The young male wasn’t an Olympic athlete in training, but his daily movements were tracked and recorded with amazing precision. He wasn’t on a crash diet, but what he ate was well-known, along with where and when he ate it. He wasn’t a patient with a rare or fatal disease, but his entire genome was sequenced. And he wasn’t a crime victim, although his violent death at a young age was determined by lab work and an arduous field investigation.
The young male was M198, one of the first cougars fitted with a special tracking collar that is a cornerstone of the Yellowstone Cougar Project. Begun in 2014, the planned five-year study is using a range of high-tech, non-invasive methods to better understand how many cougars live in the park—particularly in the northern range. The project also studies how the big cats fit into the larger ecosystem of major predators in Yellowstone National Park that includes grizzly bears and gray wolves.

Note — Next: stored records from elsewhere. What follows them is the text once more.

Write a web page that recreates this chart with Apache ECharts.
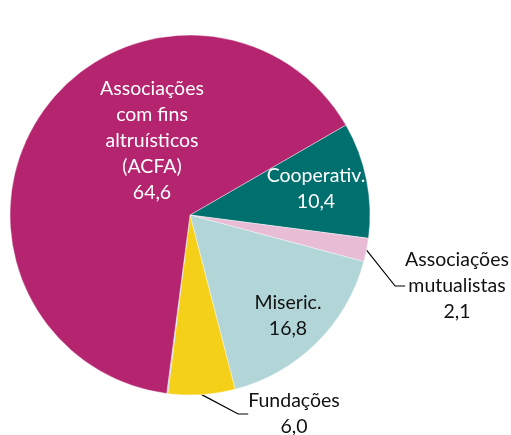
<!DOCTYPE html>
<html>
<head>
<meta charset="utf-8">
<script src="https://cdn.jsdelivr.net/npm/echarts@6/dist/echarts.min.js"></script>
<style>
  html, body {margin: 0; padding: 0; background: #fff;}
  #chart {width: 511px; height: 435px;}
</style>
</head>
<body>
<div id="chart"></div>
<script>
// valores (%)
const categories = ['Cooperativ.', 'Associações\nmutualistas', 'Miseric.', 'Fundações', 'Outras', 'Associações\ncom fins\naltruísticos\n(ACFA)'];
const values = [10.4, 2.1, 16.8, 6.0, 0.1, 64.6];
const colors = ['#00706F', '#E8BCD5', '#B2D5D7', '#F5D019', '#9DC3E6', '#B5246E'];

// onde fica cada rótulo (centro do bloco de texto)
const labelPos = [[316, 189], [457, 286], [288, 316], [294, 414], null, [152, 141]];
const outside = [false, true, false, true, false, false];
const darkText = [false, true, true, true, false, false];

const fmt = v => v.toFixed(1).replace('.', ',');

const chart = echarts.init(document.getElementById('chart'));

chart.setOption({
  animation: false,
  series: [{
    type: 'pie',
    center: [190, 215],
    radius: 180,
    startAngle: 30,
    clockwise: true,
    data: categories.map((name, i) => ({
      name: name,
      value: values[i],
      itemStyle: {color: colors[i]},
      label: {
        show: labelPos[i] !== null,
        position: outside[i] ? 'outside' : 'inside',
        color: darkText[i] ? '#111' : '#fff'
      },
      labelLine: {show: outside[i]}
    })),
    itemStyle: {borderColor: '#fff', borderWidth: 0.4},
    label: {
      fontFamily: 'Lato',
      fontSize: 19.5,
      lineHeight: 26,
      align: 'center',
      formatter: p => p.name + '\n' + fmt(p.value)
    },
    labelLine: {
      length: 18,
      length2: 10,
      lineStyle: {color: '#000', width: 1.2}
    },
    labelLayout: function (params) {
      const pos = labelPos[params.dataIndex];
      if (!pos) return {};
      return {x: pos[0], y: pos[1], align: 'center', verticalAlign: 'middle'};
    }
  }]
});
</script>
</body>
</html>
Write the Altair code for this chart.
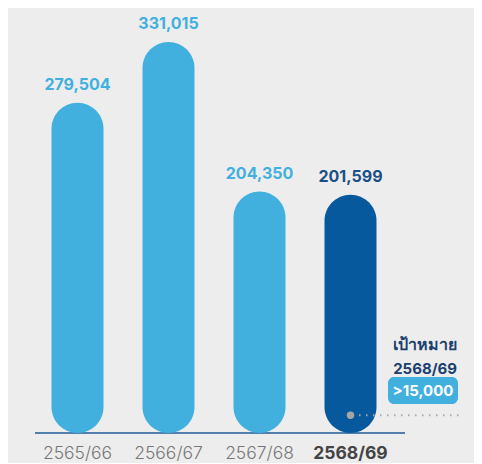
import altair as alt
import pandas as pd

years = ["2565/66", "2566/67", "2567/68", "2568/69"]
values = [279504, 331015, 204350, 201599]
labels = ["279,504", "331,015", "204,350", "201,599"]
bar_colors = ["#41B0DF", "#41B0DF", "#41B0DF", "#07599E"]
label_colors = ["#41B0DF", "#41B0DF", "#41B0DF", "#1B4F86"]
highlight = [0, 0, 0, 1]

target_year = "2568/69"
target_value = 15000
target_title = "เป้าหมาย"
target_label = ">15,000"

df = pd.DataFrame({
    "year": years, "value": values, "label": labels,
    "bar_color": bar_colors, "label_color": label_colors, "hl": highlight,
})
tdf = pd.DataFrame({"year": [target_year], "value": [target_value],
                    "title": [target_title], "label": [target_label]})

W, H = 466, 448
xs = alt.Scale(domain=years, range=[24, 388], paddingInner=0, paddingOuter=0)
ys = alt.Scale(domain=[0, 331015], range=[425, 34])
X = alt.X("year:N", scale=xs, axis=None)
Y = alt.Y("value:Q", scale=ys, axis=None)

base = alt.Chart(df)

bars = base.mark_bar(size=52, cornerRadius=26).encode(
    x=X, y=Y, y2=alt.datum(0), color=alt.Color("bar_color:N", scale=None))

vals = base.mark_text(baseline="bottom", dy=-10, font="Inter", fontSize=16,
                      fontWeight="bold").encode(
    x=X, y=Y, text="label:N", color=alt.Color("label_color:N", scale=None))

axis_line = alt.Chart(pd.DataFrame({"v": [0]})).mark_rule(
    color="#1E5A96", strokeWidth=1.5).encode(
    x=alt.value(27), x2=alt.value(397), y=alt.Y("v:Q", scale=ys, axis=None))

ylabels = base.transform_filter("datum.hl == 0").mark_text(
    baseline="alphabetic", font="Inter", fontSize=17.5, fontWeight=300,
    color="#777777").encode(x=X, y=alt.value(451), text="year:N")
ylabel_hl = base.transform_filter("datum.hl == 1").mark_text(
    baseline="alphabetic", font="Inter", fontSize=17.5, fontWeight="bold",
    color="#444444").encode(x=X, y=alt.value(451), text="year:N")

tb = alt.Chart(tdf)
dots = tb.mark_rule(color="#AAAAAA", strokeWidth=2, strokeDash=[1.5, 5.5]).encode(
    x=alt.value(351), x2=alt.value(453), y=Y)
dot = tb.mark_circle(size=55, color="#A6A6A6", opacity=1).encode(x=X, y=Y)
box = tb.mark_rect(color="#41B0DF", cornerRadius=6).encode(
    x=alt.value(380), x2=alt.value(450), y=alt.value(369), y2=alt.value(396))
box_text = tb.mark_text(font="Inter", fontSize=15, fontWeight="bold",
                        color="white").encode(
    x=alt.value(415), y=alt.value(383), text="label:N")
t_title = tb.mark_text(font="Noto Sans", fontSize=16, fontWeight="bold",
                       color="#1B3F6E", align="right", baseline="alphabetic").encode(
    x=alt.value(449), y=alt.value(342), text="title:N")
t_year = tb.mark_text(font="Inter", fontSize=15, fontWeight="bold",
                      color="#1B3F6E", align="right", baseline="alphabetic").encode(
    x=alt.value(449), y=alt.value(366), text="year:N")

chart = alt.layer(axis_line, bars, vals, ylabels, ylabel_hl, dots, dot, box,
                  box_text, t_title, t_year).properties(
    width=W, height=H, padding=0, background="#EDEDED"
).configure_view(stroke=None)

chart.save("out.html", embed_options={"renderer": "svg", "actions": False})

Yellowstone wildlife biologist Dan Stahler leads the Cougar Project, which uses a combination of tracking collars, genetic analysis, camera traps and field work to “reveal the fascinating ecology of how cougars are connected to this wild landscape.”
Also known as pumas, mountain lions and panthers, cougars are elusive and solitary. Their range runs from Canada to South America, but cougars were eliminated from Yellowstone early in the 20th century. By the 1980s, they were returning to the park on their own.
Even as wolves and grizzlies have rebounded and elk numbers have declined over the past two decades, cougars appear to be holding their own. Yellowstone remains an important reservoir for regional cougar populations, as the younger males disperse to surrounding areas to avoid clashes with established toms, which are fiercely territorial. It was a larger tom that killed M198, as Stahler details in Episode 3 of the Yellowstone National Park science podcast Telemetry.
Wolves and cougars use the same habitat, Stahler said, but “cougars are drawn to steep terrain like river canyons or thicker forest,” allowing them to exploit “a niche in the landscape while surrounded by competing predators.”
But that also makes the secretive cats tough to track and study, which is where the cutting-edge collars used by the Cougar Project come into play. The GPS tracking collars have batteries that can last up to two years. They’re also equipped with accelerometers, similar to a FitBit or iPhone, that can yield fine-scale data about movement, and even head posture.
Researchers can track where a cougar hunts, feeds, rests and sleeps. They can compare that data to a library of calibrated benchmarks measured from captive cougars—including oxygen and calorie usage from cougars running on treadmills—to gain amazing insights into Yellowstone cougars’ habits.
Using GPS location data, researchers visit kill sites after a cougar moves on. They examine the remains of its prey and collect cougar hair, scat and even blood for DNA sampling.
Field technicians gather similar samples each winter from un-collared cougars by following their tracks in the snow. They also use snow tracks to find and record signs of bears, wolves and ungulates in the same area.
Genetic analysis has identified 22 individual cougars in Yellowstone, Stahler said, and statistical models indicate the northern range is home to 25-35 cougars, about the same as a decade ago.
Researchers have also fitted Yellowstone wolves with the same kind of collars, and plan to combine and compare data to learn more about how cougars and wolves use their shared habitat. Wolves hunt in packs and chase their prey, while cougars hunt alone and ambush their quarry. They hunt mainly elk, but also feed on deer, marmots, grouse and even porcupines, Stahler said.
“That’s an exciting part of the science,” Stahler said of the wolf and cougar projects, both funded in part by Yellowstone Forever and other partners. “I’m unaware of any other place in the world that has those kind of collars on multiple predators.”
For frequent park visitors like Maureen Noland of Staten Island, New York, the Cougar Project will offer new insights about an animal she’s seen only once, despite making regular trips to Yellowstone for decades.
Noland recalled a trip 15 years ago when she stopped in the Lamar Valley to watch two mule deer standing frozen, like statues.
“We followed their gaze and there was a cougar just casually walking toward them,” she said.
As she fumbled to change camera lenses, the cougar moved off into the woods. Though Noland missed the shot, “I still have the ‘photo’ engraved in my brain,” she said.
Billings, Montana photographer Dave Shumway has visited Yellowstone at least 150 times since 2005, and seen cougars during just a half-dozen of those trips. Only once was he able to photograph one.
“Most of the encounters are distant and brief. Other than seeing a lynx, wolverine or a Yeti,” he joked, “the mountain lion is one of those incredibly rare things that, if you pay close attention and visit Yellowstone frequently, you might get to see once or twice in a lifetime.”
That’s why the Cougar Project is a key part of the predator research being done in Yellowstone, Stahler said.
“Because they’re rarely seen or heard, they’re often kind of forgotten,” he said. “It’s important to remind people about this other carnivore playing an important role in Yellowstone.”